Friday, December 08, 2023

  • Friday, December 08, 2023
  • Elder of Ziyon


Axios reports, "Egypt warned the U.S. and Israel that if Palestinian refugees flee into the Sinai as a result of the Israeli military operation in southern Gaza, it could create 'a rupture' in relations between Egypt and Israel, according to four U.S. and Israeli officials."

The media has been reporting, non-judgmentally, about Egypt's 'refusal to accept any Palestinians attempting to flee from Gaza since the war began. But they refuse to say the simple truth: Egypt hates Palestinians and has treated them harshly since 1948. 

From the beginning, Egypt opposed taking in Palestinian refugees. In September 1948 It created the laughable "All Palestine Government" in Gaza as a pretend Palestinian state with no power. It used that as an excuse to forcibly transfer nearly all Palestinians who managed to get into Egypt into Gaza. 5,000 Palestinians who made it to a former British POW camp in Qantara were moved to Gaza. 

Egypt was the only Arab country that had a policy to close its borders to Palestinians in 1948. And even then it claimed that the decision was "principled" for the Palestinians' own good. It refused to allow UNRWA to operate in its borders in 1950, relegating it to Gaza.

Gaza was turned into an open-air prison, not by Israel but by Egypt. 

Then, as now, Egypt was in the forefront of wanting international aid to the Palestinians in Gaza - but the reason is not because they love Palestinians but because they want to keep them out of Egypt. 

Interestingly, one small group of Palestinians remained in Egypt, forgotten by everyone until a few years ago. The village of Gezirat Fadel. has no official status, no infrastructure, and its residents have no refugee or citizenship status in Egypt even after living there for 75 years. They are the exception that proves the rule: Egypt has always been anti-Palestinian. 
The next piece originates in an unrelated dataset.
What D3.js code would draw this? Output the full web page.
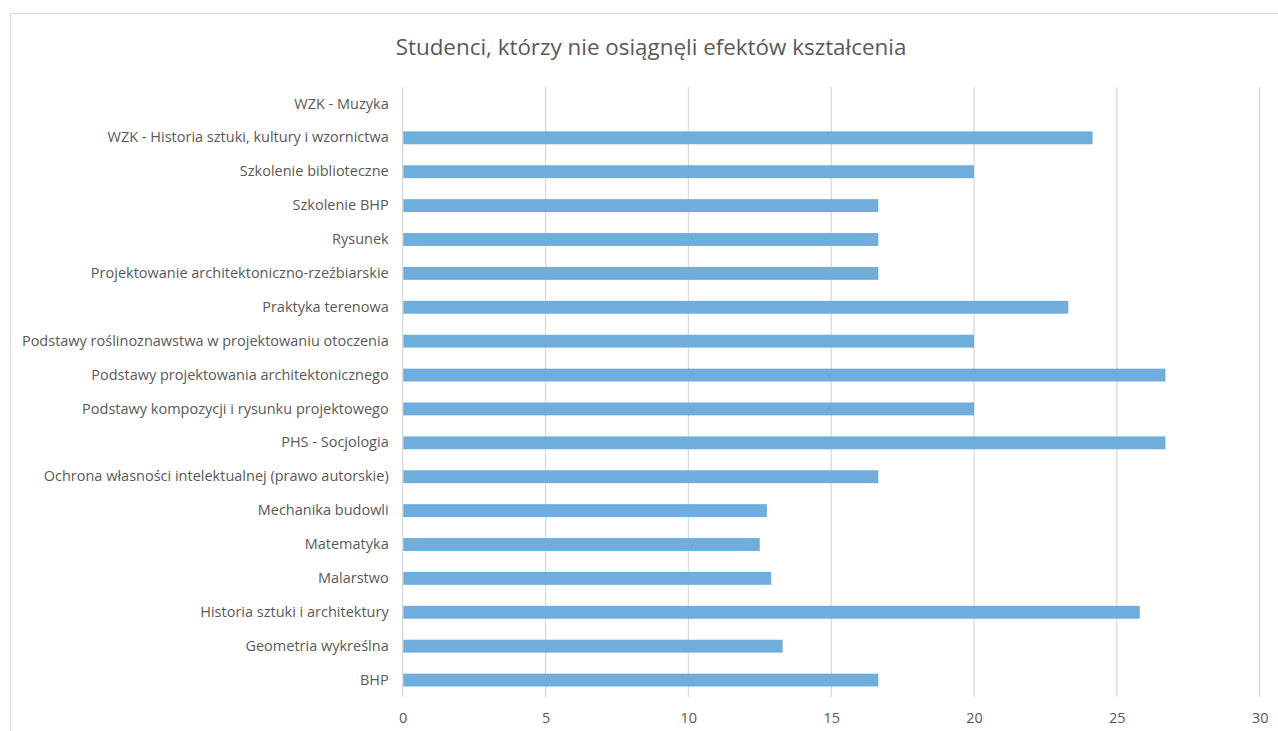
<!DOCTYPE html>
<html><head><meta charset="utf-8">
<script src="https://cdn.jsdelivr.net/npm/d3@7"></script>
<style>body{margin:0;background:#fff;}svg{display:block;}</style>
</head><body>
<svg id="c" width="1278" height="731"></svg>
<script>
const title = "Studenci, którzy nie osiągnęli efektów kształcenia";
const categories = [
  "WZK - Muzyka",
  "WZK - Historia sztuki, kultury i wzornictwa",
  "Szkolenie biblioteczne",
  "Szkolenie BHP",
  "Rysunek",
  "Projektowanie architektoniczno-rzeźbiarskie",
  "Praktyka terenowa",
  "Podstawy roślinoznawstwa w projektowaniu otoczenia",
  "Podstawy projektowania architektonicznego",
  "Podstawy kompozycji i rysunku projektowego",
  "PHS - Socjologia",
  "Ochrona własności intelektualnej (prawo autorskie)",
  "Mechanika budowli",
  "Matematyka",
  "Malarstwo",
  "Historia sztuki i architektury",
  "Geometria wykreślna",
  "BHP"
];
const values = [0, 24.15, 20, 16.65, 16.65, 16.65, 23.3, 20, 26.7, 20, 26.7, 16.65, 12.75, 12.5, 12.9, 25.8, 13.3, 16.65];
const xTicks = [0, 5, 10, 15, 20, 25, 30];

(function () {
const svg = d3.select("#c");
const font = "'Open Sans', sans-serif";
const pLeft = 402.7, pRight = 1259.7, pTop = 87, pBottom = 697;

svg.append("rect").attr("x", 10.5).attr("y", 13.5).attr("width", 1300).attr("height", 800)
  .attr("fill", "#fff").attr("stroke", "#D9D9D9").attr("stroke-width", 1);

svg.append("text").attr("x", 651).attr("y", 55).attr("text-anchor", "middle")
  .attr("font-family", font).attr("font-size", 22.4).attr("fill", "#595959").text(title);

const x = d3.scaleLinear().domain([0, 30]).range([pLeft, pRight]);
const y = d3.scaleBand().domain(categories).range([pTop, pBottom]).paddingInner(0.62).paddingOuter(0.31);

svg.append("g").selectAll("line").data(xTicks.slice(1)).join("line")
  .attr("x1", d => x(d)).attr("x2", d => x(d))
  .attr("y1", pTop).attr("y2", pBottom)
  .attr("stroke", "#D9D9D9").attr("stroke-width", 1.3);
svg.append("line").attr("x1", pLeft).attr("x2", pLeft).attr("y1", pTop).attr("y2", pBottom)
  .attr("stroke", "#D9D9D9").attr("stroke-width", 1.3);

svg.append("g").selectAll("rect").data(values).join("rect")
  .attr("x", x(0) + 0.6)
  .attr("y", (d, i) => y(categories[i]))
  .attr("width", d => Math.max(0, x(d) - x(0) - 0.6))
  .attr("height", y.bandwidth())
  .attr("fill", "#6FADDC");

const xAxis = d3.axisBottom(x).tickValues(xTicks).tickSize(0).tickPadding(16);
const gx = svg.append("g").attr("transform", `translate(0,${pBottom})`).call(xAxis);
gx.select(".domain").remove();
gx.selectAll("text").attr("font-family", font).attr("font-size", 14.5).attr("fill", "#595959");

const yAxis = d3.axisLeft(y).tickSize(0).tickPadding(14);
const gy = svg.append("g").attr("transform", `translate(${pLeft},0)`).call(yAxis);
gy.select(".domain").remove();
gy.selectAll("text").attr("font-family", font).attr("font-size", 14.5).attr("fill", "#595959");
})();
</script>
</body></html>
That hate, usually framed as concern, has been a constant feature of Egyptian attitudes towards Palestinian Arabs for over seven decades. In the 1950s, UNRWA tried to create a way for Palestinians to become self-sufficient in the Sinai, and Egypt (together with self-appointed Palestinian "leaders") scuttled those plans. In the 1970s, Egypt officially classified the Palestinians who were given limited rights by Nasser  as "foreigners" and took away basic rights for the few Palestinians who were in Egypt, barring them from universities and other benefits. 

 The main exception was during the one year that Muslim Brotherhood leader Mohamed Morsi was president of Egypt in 2012-2013, when he often opened the border to Hamas-run Gaza. As soon as he was deposed, Egypt went back to its anti-Gaza policy with a vengeance, clearing out large sections of Egyptian Rafah to get rid of smuggling tunnels and blaming Gaza for the ISIS insurgency in the Sinai. Anti-Palestinian rhetoric was all over Egyptian media. 

Even today, Gazans who want to travel abroad from Egypt are not allowed to stay overnight, making their travel plans difficult. 

It  isn't that Egypt has a policy against all refugees. There are plenty of non-Palestinian refugees in Egypt. UNHCR says:
Egypt hosts around 430,000 registered refugees and asylum-seekers from 59 nationalities. As of October 2023, the Sudanese nationality has become the top nationality, followed by Syrians. Other relevant countries of origin include South Sudan, Eritrea, Ethiopia, Yemen, Somalia and Iraq.

Following the outbreak of armed conflict in Sudan in April 2023, large numbers of civilians have been forced to flee to Egypt and other neighboring countries in search of safety. ...UNHCR also supports Syrian refugees who fled their war-torn land and started seeking asylum in Egypt in 2012. The number of Syrians registered with UNHCR Egypt rose dramatically from 12,800 at the end of 2012 to more than 145,000 people at the end of 2022. As a result of the Sudanese and Syrian crises, Egypt now hosts the largest number of registered refugees and asylum-seekers in its history.

At the same time, renewed conflicts and political instability in East Africa, and the Horn of Africa as well as the unrest in Iraq and Yemen, have driven thousands of South Sudanese, Ethiopian, Iraqi, and Yemeni individuals to seek refuge in Egypt. As of 19 November 2023, the refugee population registered with UNHCR comprised 169,000 Sudanese, 152,545 Syrians, 35,917 South Sudanese, 30,713 Eritreans, 17,277 Ethiopians, 8,034 Yemenis, 7,163 Somalis, 5,541 Iraqis, and refugees of more than 50 other nationalities.
Those are just the registered refugees.It is clear that Egypt does not have an anti-refugee policy - it only has an anti-Palestinian policy. 

In fact, while Egypt was welcoming Syrian refugees, there was an exception: Syrian Palestinians. Hundreds of them were placed not in refugee camps but in jail

Given this context, Egypt's  treatment of Gazans may be principled - but the principle is that Egypt hates Palestinians, and always has.